Keywords:peroxyl radical, uptake coefficient, LP-LIF

Tropospheric ozone is the main component of photochemical oxidant generated through photolysis procedure with the existence of volatile organic compounds (VOCs) and NOx (= NO+NO2) as precursors. In Japan, although the precursors have been decreased, ozone has been gradually increasing since 1980’s. Reduction of aerosols associated with air quality improvement would contribute to such ozone trend since the aerosol reduction suppresses heterogeneous loss by aerosol uptake of radicals involved in the ozone generation (HOX = OH, HO2 and RO2), which makes ozone generation more efficiently. Uptake coefficient (γ) is a reactional kinetic parameter and is required to quantitatively assess this ozone suppressing effect by aerosols. To date, many studies have been conducted on measurement of γ of hydroxy radical (OH) and hydroperoxyl radical (HO2). However, γ measurement method for organic peroxyl radicals (RO2) hasn’t been still established due to difficulty in the experiment. Consequently, there are few γ measurement works. Moreover, no γ reports of RO2 with a hydroxy group (R(OH)O2) are available.
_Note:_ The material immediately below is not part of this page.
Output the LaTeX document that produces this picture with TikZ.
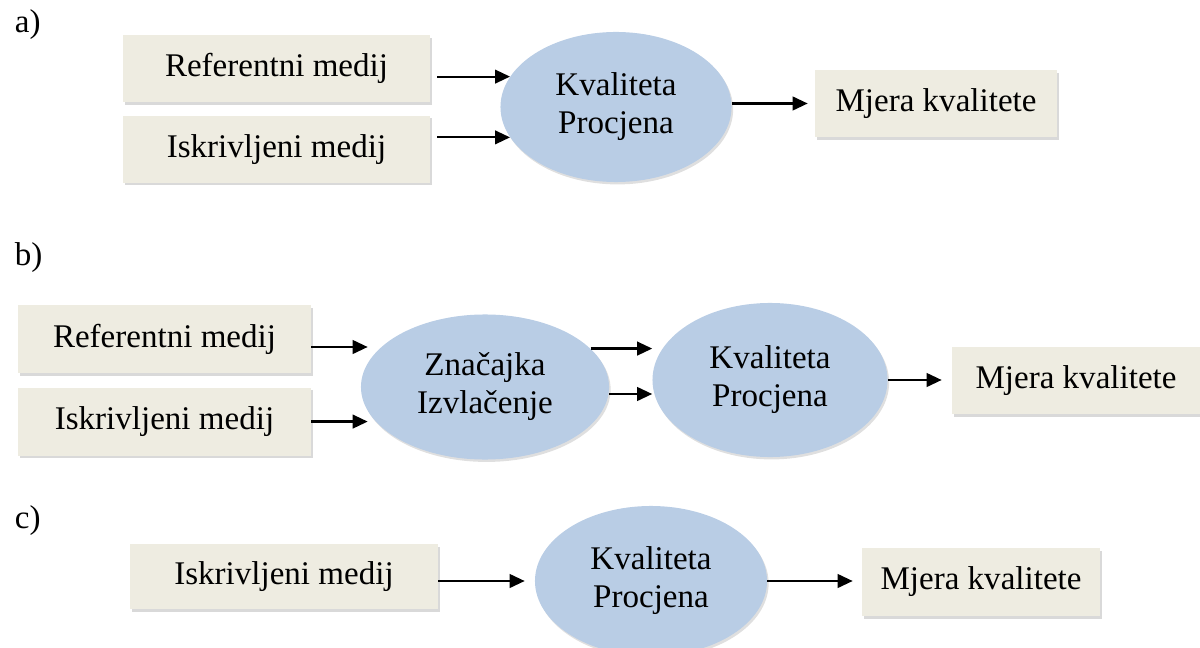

With the aim of establishing the measurement method of γ for R(OH)O2 radicals, this work applied the laser-pumped and laser-induced fluorescence (LP-LIF) technique (Sadanaga et al., 2004) for measurement of γ for propene derived CH3CH(OO)CH2OH onto NaCl particles. γ was determined from the decay rate of radicals measured by LP-LIF and aerosol surface concentration measured by scanning mobility particle sizer (SMPS). Particles were generated by nebulizing NaCl solution and directly measured as aqueous particles at 85% RH. We prepared three types of particles: pure (None), CuCl2 (as a transition metal ion)-doped and ascorbic acid (AA, as an antioxidant)-doped NaCl particles. We validated our experimental system by conducting measurement of γ of HO2 and by confirming that our results showed good agreement with literature value (Taketani et al., 2008).
In summary, we determined γ of CH3CH(OO)CH2OH onto pure NaCl, onto CuCl2 doped and onto ascorbic acid doped particles to be γNone=0.04±0.01, γCuCl2=0.04±0.01, and γAA=0.24±0.04, respectively. These results have shown that γ onto CuCl2 doped NaCl particles isn’t changed from γ onto pure ones, on the other hand, γ onto ascorbic acid doped ones becomes several times larger than the others. These γ values are the first experimental reports as R(OH)O2 radicals’ γ and thus no references are available.
Our result suggests that γ of R(OH)O2 onto wet particles are possibly in the range of 0.04~0.24 in the troposphere, which includes the recommended value, γ =0.1 (Jacob, 2000). However, at the same time, our results indicates that the recommended value has a large uncertainty. It is required to conduct further experiments using other types of RO2 radicals and standard aerosols, and with ambient particles.
Jacob, D. J. (2000). Heterogeneous chemistry and tropospheric ozone. Atmos. Environ., 34, 2131-2159.
Kohno, N., et al. (2021). Rate constants of CH3O2 + NO2 ⇔ CH3O2NO2 and C2H5O2 + NO2 ⇔ C2H5O2NO2 reactions under atmospheric conditions. Int. J. Chem. Kinet., 53, 571-582.
Sadanaga, Y., et al. (2004). Development of a measurement system of OH reactivity in the atmosphere by using a laser-induced pump and probe technique. Rev. Sci. Instrum., 75(8), 2648-2655.
Taketani, F., et al. (2008). Kinetics of Heterogeneous Reactions of HO2 Radical at Ambient Concentration Levels with (NH4)2SO4 and NaCl Aerosol Particles. J. Phys. Chem. A, 112(11), 2370–2377.